>> BEGIN DATA PROVIDED
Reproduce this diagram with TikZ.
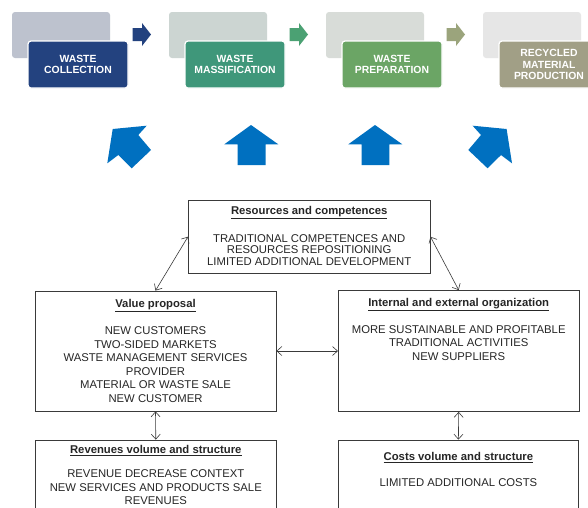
\documentclass[tikz,border=0pt]{standalone}
\usepackage{fontspec}
\setmainfont{Liberation Sans}
\usetikzlibrary{arrows.meta}
\definecolor{fA}{HTML}{23427F}
\definecolor{bA}{HTML}{BDC2CE}
\definecolor{aA}{HTML}{23427F}
\definecolor{fB}{HTML}{3F977A}
\definecolor{bB}{HTML}{CCD5D2}
\definecolor{aB}{HTML}{4BA173}
\definecolor{fC}{HTML}{6BA565}
\definecolor{bC}{HTML}{D8DCD8}
\definecolor{aC}{HTML}{9BA47C}
\definecolor{fD}{HTML}{A19F86}
\definecolor{bD}{HTML}{E6E6E6}
\definecolor{upblue}{HTML}{0070C0}
\definecolor{boxline}{HTML}{3A3A3A}
\definecolor{txtcol}{HTML}{262626}
\begin{document}
\begin{tikzpicture}[x=1pt,y=-1pt,
  backbox/.style={rectangle, rounded corners=3pt, minimum width=98pt, minimum height=46pt, inner sep=0pt},
  frontbox/.style={rectangle, rounded corners=3pt, minimum width=100pt, minimum height=47pt, inner sep=0pt,
    draw=white, line width=1.2pt, text=white, align=center, font=\bfseries\fontsize{10.4}{11.7}\selectfont},
  bigarrow/.style={fill=upblue, draw=none},
  plainbox/.style={rectangle, draw=boxline, line width=0.8pt, fill=white, inner sep=0pt},
  ttl/.style={inner sep=0pt, text=txtcol, font=\bfseries\fontsize{11.3}{13.5}\selectfont},
  body/.style={inner sep=0pt, text=txtcol, align=center, font=\fontsize{11.3}{13.5}\selectfont},
  bodytight/.style={body, font=\fontsize{11.3}{11.5}\selectfont},
  conn/.style={draw=boxline, line width=0.6pt, {Straight Barb[length=5pt,width=9pt]}-{Straight Barb[length=5pt,width=9pt]}}
]
\clip (0,0) rectangle (588,507);
\fill[white] (0,0) rectangle (588,507);

% top process row
\node[backbox, fill=bA] (b1) at (61,35) {};
\node[frontbox, fill=fA] (f1) at (78,64.5) {WASTE\\COLLECTION};
\node[backbox, fill=bB] (b2) at (218,35) {};
\node[frontbox, fill=fB] (f2) at (235,64.5) {WASTE\\MASSIFICATION};
\node[backbox, fill=bC] (b3) at (375,35) {};
\node[frontbox, fill=fC] (f3) at (392,64.5) {WASTE\\PREPARATION};
\node[backbox, fill=bD] (b4) at (532,35) {};
\node[frontbox, fill=fD] (f4) at (549,64.5) {RECYCLED\\MATERIAL\\PRODUCTION};

% chevron arrows
\fill[aA] (132.5,28) -- (142,28) -- (142,23) -- (151,34.5) -- (142,46) -- (142,41) -- (132.5,41) -- cycle;
\fill[aB] (289.5,28) -- (299,28) -- (299,23) -- (308,34.5) -- (299,46) -- (299,41) -- (289.5,41) -- cycle;
\fill[aC] (446.5,28) -- (456,28) -- (456,23) -- (465,34.5) -- (456,46) -- (456,41) -- (446.5,41) -- cycle;

% big blue arrows
\fill[bigarrow] (112.7,129) -- (146.7,125.7) -- (138.3,135) -- (151,150) -- (131.7,168.3) -- (118.3,155) -- (107.3,163.3) -- cycle;
\fill[bigarrow] (251,125) -- (278.3,144.3) -- (265.7,144.3) -- (265.7,165) -- (237.7,165) -- (237.7,144.3) -- (224.3,144.3) -- cycle;
\fill[bigarrow] (375,125) -- (402.3,144.3) -- (389.3,144.3) -- (389.3,165) -- (361.7,165) -- (361.7,144.3) -- (348.3,144.3) -- cycle;
\fill[bigarrow] (506.6,129) -- (472.6,125.7) -- (481,135) -- (468.3,150) -- (487.6,168.3) -- (501,155) -- (512,163.3) -- cycle;

% model boxes
\node[plainbox, minimum width=241.7pt, minimum height=73.3pt] (res) at (309.2,236.7) {};
\node[plainbox, minimum width=241pt, minimum height=120pt] (vp) at (155.5,351) {};
\node[plainbox, minimum width=240.7pt, minimum height=121pt] (int) at (458.7,351) {};
\node[plainbox, minimum width=241.7pt, minimum height=85pt] (rev) at (155.8,482.5) {};
\node[plainbox, minimum width=240.2pt, minimum height=85pt] (cost) at (458.4,482.5) {};

% texts
\node[ttl] (rest) at (309.2,212.5) {\underline{Resources and competences}};
\node[bodytight] (resb) at (309.2,249.8) {TRADITIONAL COMPETENCES AND\\RESOURCES REPOSITIONING\\LIMITED ADDITIONAL DEVELOPMENT};
\node[ttl] (vpt) at (155.5,305.5) {\underline{Value proposal}};
\node[body] (vpb) at (155.5,364.8) {NEW CUSTOMERS\\TWO-SIDED MARKETS\\WASTE MANAGEMENT SERVICES\\PROVIDER\\MATERIAL OR WASTE SALE\\NEW CUSTOMER};
\node[ttl] (intt) at (458.7,304.2) {\underline{Internal and external organization}};
\node[body] (intb) at (458.7,342.6) {MORE SUSTAINABLE AND PROFITABLE\\TRADITIONAL ACTIVITIES\\NEW SUPPLIERS};
\node[ttl] (revt) at (155.8,450.2) {\underline{Revenues volume and structure}};
\node[body] (revb) at (155.8,487.3) {REVENUE DECREASE CONTEXT\\NEW SERVICES AND PRODUCTS SALE\\REVENUES};
\node[ttl] (costt) at (458.4,457.5) {\underline{Costs volume and structure}};
\node[body] (costb) at (458.4,482.3) {LIMITED ADDITIONAL COSTS};

% connectors
\draw[conn] (res.west) -- (vp.north);
\draw[conn] (res.east) -- (int.north);
\draw[conn] (vp.east) -- (int.west);
\draw[conn] (vp.south) -- (rev.north);
\draw[conn] (int.south) -- (cost.north);
\end{tikzpicture}
\end{document}
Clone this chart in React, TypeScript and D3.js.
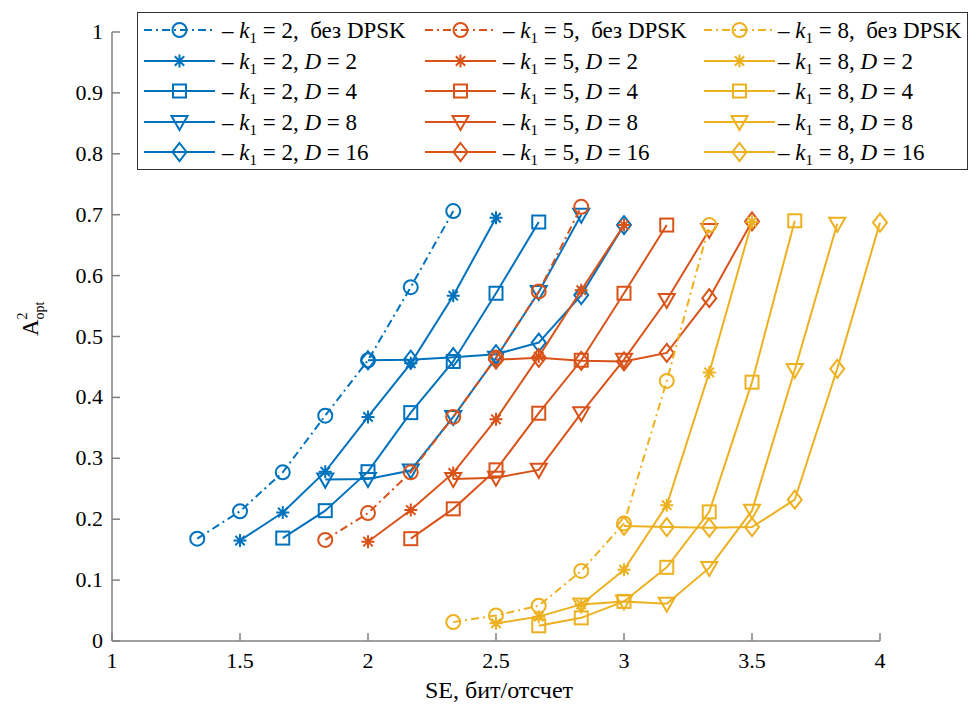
import React from 'react';
import * as d3 from 'd3';

const W = 971;
const H = 708;

const BLUE = '#0072BD';
const ORANGE = '#D95319';
const YELLOW = '#EDB120';

// x tick values / labels
const xTicks = [1, 1.5, 2, 2.5, 3, 3.5, 4];
const xTickLabels = ['1', '1.5', '2', '2.5', '3', '3.5', '4'];
const yTicks = [0, 0.1, 0.2, 0.3, 0.4, 0.5, 0.6, 0.7, 0.8, 0.9, 1];
const yTickLabels = ['0', '0.1', '0.2', '0.3', '0.4', '0.5', '0.6', '0.7', '0.8', '0.9', '1'];

// k1 = 2 (blue)
const xB0 = [1.333, 1.5, 1.667, 1.833, 2.0, 2.167, 2.333];
const yB0 = [0.168, 0.213, 0.277, 0.370, 0.461, 0.581, 0.706];
const xB2 = [1.5, 1.667, 1.833, 2.0, 2.167, 2.333, 2.5];
const yB2 = [0.165, 0.211, 0.278, 0.368, 0.456, 0.567, 0.695];
const xB4 = [1.667, 1.833, 2.0, 2.167, 2.333, 2.5, 2.667];
const yB4 = [0.169, 0.214, 0.278, 0.375, 0.459, 0.571, 0.688];
const xB8 = [1.833, 2.0, 2.167, 2.333, 2.5, 2.667, 2.833];
const yB8 = [0.265, 0.266, 0.280, 0.368, 0.465, 0.573, 0.700];
const xB16 = [2.0, 2.167, 2.333, 2.5, 2.667, 2.833, 3.0];
const yB16 = [0.461, 0.462, 0.466, 0.471, 0.490, 0.568, 0.683];

// k1 = 5 (orange)
const xO0 = [1.833, 2.0, 2.167, 2.333, 2.5, 2.667, 2.833];
const yO0 = [0.166, 0.210, 0.277, 0.368, 0.465, 0.574, 0.713];
const xO2 = [2.0, 2.167, 2.333, 2.5, 2.667, 2.833, 3.0];
const yO2 = [0.163, 0.215, 0.276, 0.364, 0.467, 0.576, 0.683];
const xO4 = [2.167, 2.333, 2.5, 2.667, 2.833, 3.0, 3.167];
const yO4 = [0.168, 0.217, 0.281, 0.374, 0.461, 0.571, 0.683];
const xO8 = [2.333, 2.5, 2.667, 2.833, 3.0, 3.167, 3.333];
const yO8 = [0.266, 0.268, 0.281, 0.374, 0.462, 0.560, 0.675];
const xO16 = [2.5, 2.667, 2.833, 3.0, 3.167, 3.333, 3.5];
const yO16 = [0.462, 0.465, 0.460, 0.459, 0.473, 0.563, 0.689];

// k1 = 8 (yellow)
const xY0 = [2.333, 2.5, 2.667, 2.833, 3.0, 3.167, 3.333];
const yY0 = [0.031, 0.042, 0.058, 0.115, 0.193, 0.427, 0.683];
const xY2 = [2.5, 2.667, 2.833, 3.0, 3.167, 3.333, 3.5];
const yY2 = [0.029, 0.040, 0.060, 0.117, 0.223, 0.441, 0.688];
const xY4 = [2.667, 2.833, 3.0, 3.167, 3.333, 3.5, 3.667];
const yY4 = [0.025, 0.038, 0.065, 0.121, 0.212, 0.425, 0.690];
const xY8 = [2.833, 3.0, 3.167, 3.333, 3.5, 3.667, 3.833];
const yY8 = [0.060, 0.065, 0.061, 0.120, 0.214, 0.445, 0.685];
const xY16 = [3.0, 3.167, 3.333, 3.5, 3.667, 3.833, 4.0];
const yY16 = [0.189, 0.187, 0.186, 0.187, 0.232, 0.447, 0.687];

const k1Values = ['2', '5', '8'];
const dLabels = ['без DPSK', '2', '4', '8', '16'];

type Series = { xs: number[]; ys: number[]; color: string; marker: string; dashed: boolean; k1: string; d: string };

const mk = (xs: number[], ys: number[], color: string, marker: string, dashed: boolean, k1: string, d: string): Series =>
  ({ xs, ys, color, marker, dashed, k1, d });

const columns: Series[][] = [
  [
    mk(xB0, yB0, BLUE, 'o', true, k1Values[0], dLabels[0]),
    mk(xB2, yB2, BLUE, '*', false, k1Values[0], dLabels[1]),
    mk(xB4, yB4, BLUE, 's', false, k1Values[0], dLabels[2]),
    mk(xB8, yB8, BLUE, 'v', false, k1Values[0], dLabels[3]),
    mk(xB16, yB16, BLUE, 'd', false, k1Values[0], dLabels[4]),
  ],
  [
    mk(xO0, yO0, ORANGE, 'o', true, k1Values[1], dLabels[0]),
    mk(xO2, yO2, ORANGE, '*', false, k1Values[1], dLabels[1]),
    mk(xO4, yO4, ORANGE, 's', false, k1Values[1], dLabels[2]),
    mk(xO8, yO8, ORANGE, 'v', false, k1Values[1], dLabels[3]),
    mk(xO16, yO16, ORANGE, 'd', false, k1Values[1], dLabels[4]),
  ],
  [
    mk(xY0, yY0, YELLOW, 'o', true, k1Values[2], dLabels[0]),
    mk(xY2, yY2, YELLOW, '*', false, k1Values[2], dLabels[1]),
    mk(xY4, yY4, YELLOW, 's', false, k1Values[2], dLabels[2]),
    mk(xY8, yY8, YELLOW, 'v', false, k1Values[2], dLabels[3]),
    mk(xY16, yY16, YELLOW, 'd', false, k1Values[2], dLabels[4]),
  ],
];

const FONT = 'Liberation Serif';
const DASH = '8,4,2,4';
const LW = 2;
const NB = '\u00A0';

function Marker({ type, cx, cy, color }: { type: string; cx: number; cy: number; color: string }) {
  const common = { fill: 'none', stroke: color, strokeWidth: LW };
  if (type === 'o') return <circle cx={cx} cy={cy} r={7} {...common} />;
  if (type === 's') return <rect x={cx - 6.5} y={cy - 6.5} width={13} height={13} {...common} />;
  if (type === 'v') {
    const p = `M${cx - 8},${cy - 6} L${cx + 8},${cy - 6} L${cx},${cy + 8} Z`;
    return <path d={p} {...common} />;
  }
  if (type === 'd') {
    const p = `M${cx},${cy - 9} L${cx + 7},${cy} L${cx},${cy + 9} L${cx - 7},${cy} Z`;
    return <path d={p} {...common} />;
  }
  // asterisk
  const r = 6.5;
  const q = r * 0.72;
  const p = `M${cx},${cy - r} L${cx},${cy + r} M${cx - r},${cy} L${cx + r},${cy} M${cx - q},${cy - q} L${cx + q},${cy + q} M${cx - q},${cy + q} L${cx + q},${cy - q}`;
  return <path d={p} fill="none" stroke={color} strokeWidth={LW} />;
}

export default function App() {
  const x = d3.scaleLinear().domain([1, 4]).range([112, 880]);
  const y = d3.scaleLinear().domain([0, 1]).range([641, 32]);
  const line = d3.line<[number, number]>().x((d) => x(d[0])).y((d) => y(d[1]));

  const legendX0 = [144, 425, 704];
  const legendTextX = [222, 503, 778];
  const legendRowY = [30, 61, 91, 122, 152];
  const sampleLen = 71;

  const allSeries = columns.flat();

  return (
    <svg width={W} height={H} fontFamily={FONT} style={{ position: 'absolute', left: 0, top: 0, background: '#fff' }}>
      <style>{`text, tspan { font-family: 'Liberation Serif'; }`}</style>
      <rect x={0} y={0} width={W} height={H} fill="#fff" />
      {/* axes */}
      <line x1={x(1)} x2={x(4)} y1={y(0)} y2={y(0)} stroke="#808080" strokeWidth={1.5} />
      <line x1={x(1)} x2={x(1)} y1={y(0)} y2={y(1)} stroke="#808080" strokeWidth={1.5} />
      {xTicks.map((t, i) => (
        <g key={'xt' + i}>
          <line x1={x(t)} x2={x(t)} y1={y(0)} y2={y(0) - 8} stroke="#808080" strokeWidth={1.5} />
          <text fontFamily={FONT} x={x(t)} y={y(0) + 27} textAnchor="middle" fontSize={22} fill="#000">{xTickLabels[i]}</text>
        </g>
      ))}
      {yTicks.map((t, i) => (
        <g key={'yt' + i}>
          <line x1={x(1)} x2={x(1) + 8} y1={y(t)} y2={y(t)} stroke="#808080" strokeWidth={1.5} />
          <text fontFamily={FONT} x={x(1) - 9} y={y(t) + 7} textAnchor="end" fontSize={22} fill="#000">{yTickLabels[i]}</text>
        </g>
      ))}
      <text fontFamily={FONT} x={(x(1) + x(4)) / 2 + 3} y={698} textAnchor="middle" fontSize={24} fill="#000">SE, бит/отсчет</text>
      <text fontFamily={FONT} transform="translate(38,336) rotate(-90)" fontSize={23} fill="#000">
        A<tspan fontSize={14} dy={-11}>2</tspan><tspan fontSize={14} dx={-7} dy={17}>opt</tspan>
      </text>

      {/* data */}
      {allSeries.map((s, i) => {
        const pts = s.xs.map((v, j) => [v, s.ys[j]] as [number, number]);
        return (
          <g key={'s' + i}>
            <path d={line(pts) || ''} fill="none" stroke={s.color} strokeWidth={LW} strokeDasharray={s.dashed ? DASH : undefined} />
            {pts.map((p, j) => (
              <Marker key={j} type={s.marker} cx={x(p[0])} cy={y(p[1])} color={s.color} />
            ))}
          </g>
        );
      })}

      {/* legend */}
      <rect x={137.5} y={12.5} width={830} height={157} fill="#fff" stroke="#333" strokeWidth={1} />
      {columns.map((col, ci) =>
        col.map((s, ri) => {
          const ly = legendRowY[ri];
          const lx = legendX0[ci];
          return (
            <g key={`l${ci}-${ri}`}>
              <line x1={lx} x2={lx + sampleLen} y1={ly} y2={ly} stroke={s.color} strokeWidth={LW} strokeDasharray={s.dashed ? DASH : undefined} />
              <Marker type={s.marker} cx={lx + sampleLen / 2} cy={ly} color={s.color} />
              <text fontFamily={FONT} x={legendTextX[ci]} y={ly + 8} fontSize={23} fill="#000">
                {'–' + NB}
                <tspan fontStyle="italic">k</tspan>
                <tspan fontSize={15} dy={5}>1</tspan>
                <tspan dy={-5}>{`${NB}=${NB}${s.k1},${NB}`}</tspan>
                {ri === 0 ? (
                  <tspan>{`${NB}${s.d}`}</tspan>
                ) : (
                  <>
                    <tspan fontStyle="italic">D</tspan>
                    <tspan>{`${NB}=${NB}${s.d}`}</tspan>
                  </>
                )}
              </text>
            </g>
          );
        })
      )}
    </svg>
  );
}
>> END DATA PROVIDED
### EXERCISE INSTRUCTIONS
Identify each line containing the string "React" and copy it out.

### SOLUTION BELOW
Clone this chart in React, TypeScript and D3.js.
import React from 'react';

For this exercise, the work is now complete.